Of springers and jumpers
In the boats, jaunty, hopeful optimism. On the bridge, a soft-spoken sign.
It’s a juxtaposition that will set you back a step, if you think about it. Below the Sellwood Bridge in Portland, stretching up the Willamette River on a blue sky morning, nearly a dozen anglers are fishing for Chinook salmon returned from the Pacific. “Springers,” is what the anglers call them.
But up on the bridge itself, the main concern is jumpers. The sign says there is hope, and says they are there to listen. The phone number is a 24/7 crisis line operated by the county mental health department.
Because the return of springers migrating up the river isn’t the only thing Spring is known for. It’s also when suicides rise. When I was a newspaper reporter I wrote about that a couple times. One expert said it might be because we expect the return of Spring, with its light, warmth and vibrant growth, to bring about a seasonal revival in ourselves, as well.
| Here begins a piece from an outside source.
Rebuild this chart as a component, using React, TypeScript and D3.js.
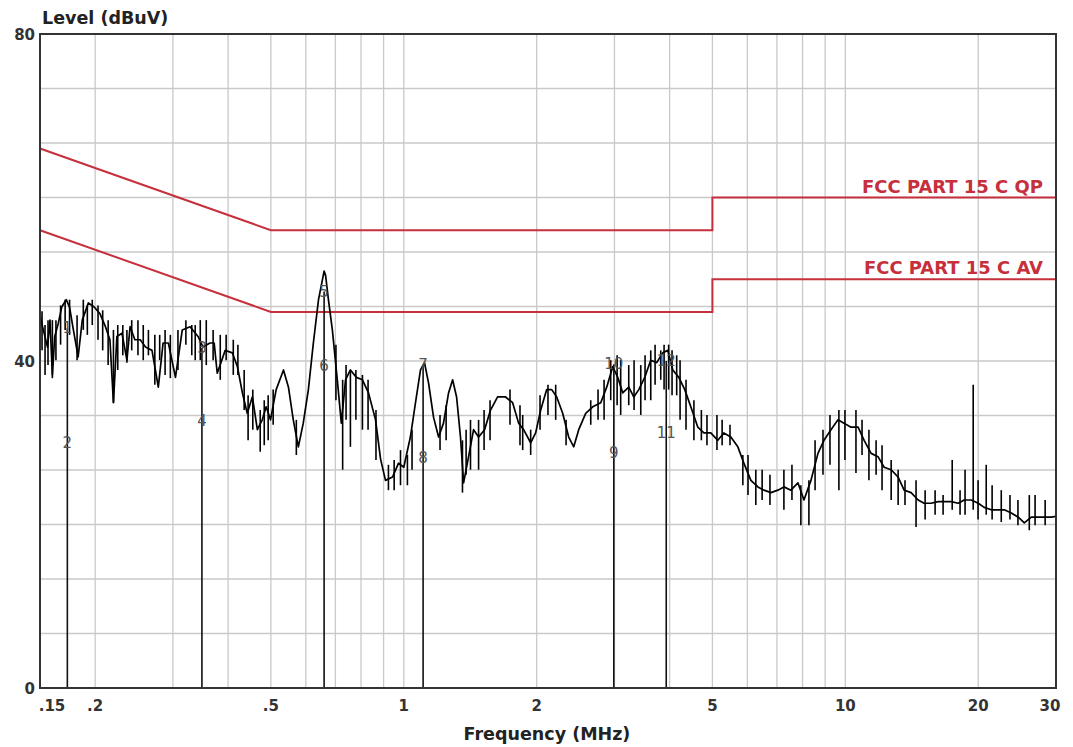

But some people fighting despair can’t find or feel the rebirth they were hoping for, and so sink into the final darkness. That was the expert’s theory, anyway.
You can sink into darkness pretty fast. Jump and hit the water.
I don’t understand suicide, myself. Such an awful legacy to leave behind. I’ve never considered it and wouldn’t, ever. I enjoy life all to hell, and find moments of joy and wonder damn near every day.
But from my early reporting days, covering the cops beat and writing about too many deaths, I know some people see it as a way out, a relief. Or they want to punish themselves, or punish someone else. People can sink. That’s one of the reasons I’ve never had a gun in my homes. I read too many police reports about kids or spouses, in those lost, empty moments, picking up the pistol and hitting the water.
We nearly had one of those grievous homicide-suicide episodes in our family. Our mom’s father, a damaged and depressed World War I veteran, pointed a gun at Mom and her mother, but thankfully turned away and spared everyone. Mom thought he intended to kill them and then himself. I’ve written about that in a post titled She Wanted Us to Know About It.
I still remember the first suicide I wrote about as a journalist, in the early 1980s. It stuck with me, mainly because the sorrow of it baffled me then and now.
It was at my first job in newspapers, at the beloved Springfield News, now defunct, as they say. At the time we were a scrappy tri-weekly paper and thought we were going to go daily any time now, and then really take it to the mighty Eugene Register-Guard next door.
I covered cops and courts, as beginners did at the time, and spent my weekday mornings reading reports and dispatch logs at city police, county sheriff and state police offices, and the fire and ambulance dispatch office as well.
The suicide was in a police report.
It was a young woman in her late 20s or early 30s, as I remember. She was attractive, educated, healthy and, judging from the one photo I saw of her, demure. Soft spoken and thoughtful, people said. Maybe too thoughtful.
That Spring, she sent a letter to the Springfield Police Department saying, in effect, “I’ve committed suicide. Come and remove me, please.”
Then she lay down in bed, neatly pulled the covers to her chin, and pressed a pistol to the side of her head. And that was it.
I guess she didn’t think there was any hope, and of course she never got to see signs on the bridge like they put up now, more than 40 years later.
I wanted to know more about the signs — whose idea was it to put them up, do they do any good, will they leave them up all year, what’s been the public reaction, if any. Have they seen an uptick in calls to the 24/7 crisis line?
I didn’t call the crisis number because that seemed like a terrible idea, potentially tying up the line when someone was seeking help. I tried calling the mental health department’s main number six times, but I kept getting a busy signal. That was OK. I hope they were helping somebody.
In the Portland area, the 24/7 crisis number is 503-988-4888.
Oh yeah. Good post. No matter how burdened I am from politics or war it’s my neighbors and walks. No matter what the weather is we meet neighbors. Or the clerks at bi mart or winco who no me so well. My convience store diary is set aside but a run for beer in sadness brought the clerk out of the store to wish the best as the health of our old doggie has declined.
There are good folks nearby. That are a treasure to me.
My niece woke up one morning & went to work without disturbing her sleeping wife. As the morning passed into afternoon she checked on Toni to find she had left the earth with a magic marker display of DO NOT RESUSCITATE written on her chest.
But the worst wasn’t over. Lesbians in northern Louisiana got the full attention of the small town police department. Time to lock my niece in the back of a patrol car & hold her with a Bible Belt while they called in the murder investigation & while they searched the home, removed the body & transported it to Arkansas. Weeks later ashes were released.
I was her phone call. I couldn’t understand a single word. I live in Oregon, WTF could I do?
Later I watched the suicide video/note & screamed at a dead woman.
Time passed & we moved, not on, but forward.
Then a year & a half later my husband’s best friend left a note: DEAD BODY INSIDE.
If you’ve ever once thought you’d make a clean exit, pick up the pieces left after people you love have killed your heart.